Chapter House of Le Thoronet Abbey, Provence, France
Chapter House of Le Thoronet Abbey, Provence, France

Thoronet Abbey

religious-sitesarchitecturemedievalcistercian
4 min read

The acoustics tell you everything about the Cistercians' intentions. Inside the church at Thoronet Abbey, the stone walls produce an echo so long and resonant that monks were physically compelled to sing slowly, deliberately, in perfect unison. Rush a note, and the echo would expose the error. Fall out of harmony, and the walls would amplify the discord. The building itself was a disciplinarian, enforcing through physics what the Rule of Saint Benedict demanded through faith.

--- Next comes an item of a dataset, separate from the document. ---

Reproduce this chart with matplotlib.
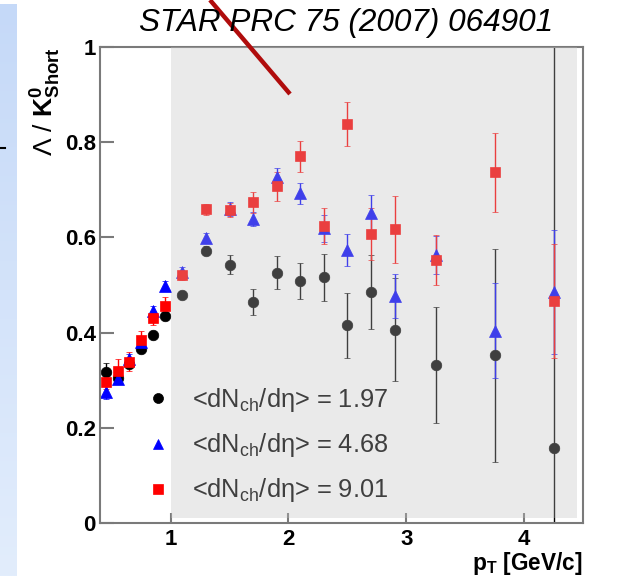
import numpy as np
import matplotlib
matplotlib.use("Agg")
import matplotlib.pyplot as plt
from matplotlib.lines import Line2D
from matplotlib.patches import Rectangle

plt.rcParams['font.family'] = ['Liberation Sans', 'DejaVu Sans']
plt.rcParams['mathtext.fontset'] = 'custom'
plt.rcParams['mathtext.rm'] = 'Liberation Sans'
plt.rcParams['mathtext.it'] = 'Liberation Sans:italic'
plt.rcParams['mathtext.bf'] = 'Liberation Sans:bold'
plt.rcParams['mathtext.sf'] = 'Liberation Sans'

# ---------------- data ----------------
pt = [0.45, 0.55, 0.65, 0.75, 0.85, 0.95, 1.1, 1.3, 1.5, 1.7, 1.9, 2.1, 2.3, 2.5, 2.7, 2.9, 3.25, 3.75, 4.25]

ratio_197 = [0.318, 0.305, 0.335, 0.365, 0.396, 0.435, 0.480, 0.572, 0.543, 0.465, 0.526, 0.509, 0.516,
             0.415, 0.485, 0.406, 0.332, 0.352, 0.157]
err_197 = [0.018, 0.010, 0.010, 0.008, 0.008, 0.008, 0.008, 0.010, 0.019, 0.027, 0.035, 0.038, 0.050,
           0.068, 0.077, 0.108, 0.122, 0.224, 1.000]

ratio_468 = [0.276, 0.302, 0.345, 0.380, 0.446, 0.498, 0.527, 0.599, 0.660, 0.639, 0.726, 0.693, 0.619,
             0.574, 0.651, 0.477, 0.563, 0.404, 0.486]
err_468 = [0.015, 0.010, 0.010, 0.010, 0.010, 0.010, 0.010, 0.010, 0.015, 0.015, 0.020, 0.022, 0.029,
           0.034, 0.038, 0.047, 0.040, 0.100, 0.130]

ratio_901 = [0.297, 0.319, 0.339, 0.384, 0.430, 0.456, 0.520, 0.659, 0.658, 0.674, 0.707, 0.770, 0.624,
             0.838, 0.607, 0.617, 0.553, 0.737, 0.467]
err_901 = [0.015, 0.025, 0.020, 0.020, 0.015, 0.018, 0.010, 0.012, 0.015, 0.022, 0.030, 0.033, 0.037,
           0.046, 0.055, 0.070, 0.052, 0.083, 0.120]

series_labels = ['<dN$_{\\rm ch}$/dη> = 1.97',
                 '<dN$_{\\rm ch}$/dη> = 4.68',
                 '<dN$_{\\rm ch}$/dη> = 9.01']

xtick_vals = [1, 2, 3, 4]
xtick_labels = ['1', '2', '3', '4']
ytick_vals = [0, 0.2, 0.4, 0.6, 0.8, 1.0]
ytick_labels = ['0', '0.2', '0.4', '0.6', '0.8', '1']

title = 'STAR PRC 75 (2007) 064901'

# ---------------- figure ----------------
W, H = 644, 576
fig = plt.figure(figsize=(W / 100, H / 100), dpi=100)

# light blue slide strip on the left
bax = fig.add_axes([0, 0, 17 / W, (H - 4) / H])
grad = np.linspace(0, 1, 256).reshape(-1, 1)
top_c = np.array([197, 217, 248]) / 255
bot_c = np.array([226, 237, 252]) / 255
img = top_c[None, None, :] * (1 - grad[:, :, None]) + bot_c[None, None, :] * grad[:, :, None]
bax.imshow(img, aspect='auto', extent=[0, 1, 0, 1])
bax.axis('off')
fig.add_artist(Line2D([0, 5 / W], [1 - 148 / H, 1 - 148 / H], color='black', lw=1.5))

ax = fig.add_axes([100 / W, 1 - 523 / H, 483 / W, 476 / H])
ax.set_xlim(0.4, 4.5)
ax.set_ylim(0, 1)

styles = [
    (ratio_197, err_197, 'o', 'black', 7.6),
    (ratio_468, err_468, '^', '#0000ff', 8.0),
    (ratio_901, err_901, 's', '#ff0000', 7.4),
]
handles = []
for (vals, errs, mk, col, ms), lab in zip(styles, series_labels):
    ax.errorbar(pt, vals, yerr=errs, fmt=mk, color=col, ms=ms, mew=0.5, mec=col,
                elinewidth=1.0, capsize=2.2, capthick=1.0, zorder=2)
    handles.append(Line2D([], [], marker=mk, color=col, ls='none', ms=ms - 0.4, mec=col, mew=0.5))

leg = ax.legend(handles, series_labels, loc='center left', bbox_to_anchor=(0.094, 0.163),
                frameon=False, fontsize=18.3, handlelength=1.0, handletextpad=0.84,
                labelspacing=0.67, borderpad=0, borderaxespad=0, numpoints=1)
leg.set_zorder(4)

# translucent grey box drawn over the data
ax.add_patch(Rectangle((1.0, 0.0105), 3.45, 0.9895, facecolor=(194 / 255, 194 / 255, 194 / 255),
                       alpha=0.33, edgecolor='none', zorder=10))

spine_col = '#7a7a7a'
for s in ax.spines.values():
    s.set_color(spine_col)
    s.set_linewidth(1.5)

ax.set_xticks(xtick_vals)
ax.set_xticklabels(xtick_labels)
ax.set_yticks(ytick_vals)
ax.set_yticklabels(ytick_labels)
ax.tick_params(axis='both', direction='in', color=spine_col, width=1.5, labelsize=16)
ax.tick_params(axis='y', length=10, pad=3)
ax.tick_params(axis='x', length=7.5, pad=4)
for lbl in ax.get_xticklabels() + ax.get_yticklabels():
    lbl.set_fontweight('bold')

ax.text(-0.113, 1.0, r'$\Lambda$ / $\mathbf{K}^{\mathbf{0}}_{\mathbf{Short}}$', rotation=90,
        ha='center', va='top', transform=ax.transAxes, fontsize=19, fontweight='normal')
ax.text(1.0, -0.057, r'$\mathbf{p}_{\mathbf{T}}$ [GeV/c]', ha='right', va='top',
        transform=ax.transAxes, fontsize=16.3, fontweight='bold')

fig.text(346 / W, 1 - 23 / H, title, ha='center', va='center', fontsize=22.7, style='italic')

# dark red annotation stroke
fig.add_artist(Line2D([210 / W, 290 / W], [1.0, 1 - 94 / H], color='#b00c0c', lw=3.2,
                      solid_capstyle='butt'))

fig.savefig('out.png', dpi=100)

Built Upon Rock and Silence

Thoronet is one of the Three Sisters of Provence -- together with Senanque Abbey and Silvacane, the trio represents the purest expression of Cistercian architecture in France. Cistercian monks founded their community at a site called Notre-Dame de Florielle around 1136, but the location proved unsuitable for their farming needs. Around 1157, they moved twenty-five kilometers south to Le Thoronet, where more fertile land, several streams, and a spring offered better prospects. Construction of the monastery began around 1176 and was completed in the early 13th century. Because the entire complex was built in a single campaign, it possesses a unity of design that is rare in medieval architecture. Every stone was quarried locally, cut to match the surrounding terrain in color and texture, so the abbey seems to grow from the hillside rather than sit upon it. There is no ornamentation. The Cistercians believed that decoration distracted from God, and Thoronet is their most eloquent argument for that conviction.

A Troubadour Turned Abbot

The first known abbot of Le Thoronet was Folquet de Marseille, elected in 1199 -- a man whose life traced an arc from secular fame to monastic austerity. Born around 1150 to Genoese merchants, Folquet became one of medieval Europe's celebrated troubadours, composing love songs performed across the courts of Provence. In 1195, he abandoned his musical career and entered monastic life. He rose to become abbot of Thoronet, then Bishop of Toulouse in 1205. Dante honored him by placing him among the inhabitants of Paradise in the Divine Comedy's Canto IX. The trajectory from troubadour to monk captures something essential about Thoronet itself: the deliberate renunciation of worldly beauty in favor of something austere, demanding, and -- to those who entered its walls -- more profound.

Decline, Rescue, and Resurrection

At its peak, Le Thoronet housed no more than twenty-five monks, sustained by cattle ranching, sheep farming, salt ponds at Hyeres, and fisheries along the coast. Sheepskins were turned into parchment for the scriptorium. By the 14th century, decline had set in. The Great Famine and the Black Plague devastated the region's population. By 1433, only four monks remained. Absentee abbots appointed by the kings of France collected income but never visited. By the 18th century, the buildings were crumbling and the last abbot -- living far away in Bourges -- declared bankruptcy in 1785. The seven remaining monks dispersed. When revolutionary authorities tried to sell the property in 1791, local officials declared its church and cemetery 'treasures of art and architecture' and 'the Property of the Nation.' In 1840, the writer Prosper Merimee, France's first inspector of monuments, placed Thoronet on the inaugural list of national historic monuments. The French government gradually purchased the entire complex, completing the acquisition in 1938.

The Architecture of Truth

Thoronet's influence extends far beyond medieval monasticism. After World War II, the Dominican priest Father Couturier wrote to Le Corbusier urging him to visit: 'It seems to me that there you will find the essence of what a monastery must have been like at the time it was built.' Le Corbusier came, studied the interplay of light and stone, and later wrote that 'the light and the shadow are the loudspeakers of this architecture of truth.' His Convent of La Tourette near Lyon, completed in 1960, draws directly from Thoronet's principles -- the tower, the simple volumes, the alternation of solid walls and voids that give light its dramatic power. The British architect John Pawson cited Thoronet as inspiration for the Cistercian abbey of Novy Dvur in the Czech Republic, completed in 2004. Eight centuries after its construction, the abbey continues to teach architects that austerity is not the absence of beauty but its distillation.

From the Air

Located at 43.46N, 6.26E in the Var department of Provence, between Draguignan and Brignoles. The abbey sits in a wooded valley and is not easily visible from high altitude -- look for the clearing in the forested hills northwest of Le Luc. Nearest airports: Toulon-Hyeres (LFTH), Le Castellet (LFMQ). Best viewed at 2,000-4,000 feet AGL in the morning light, when the stone takes on warm golden tones.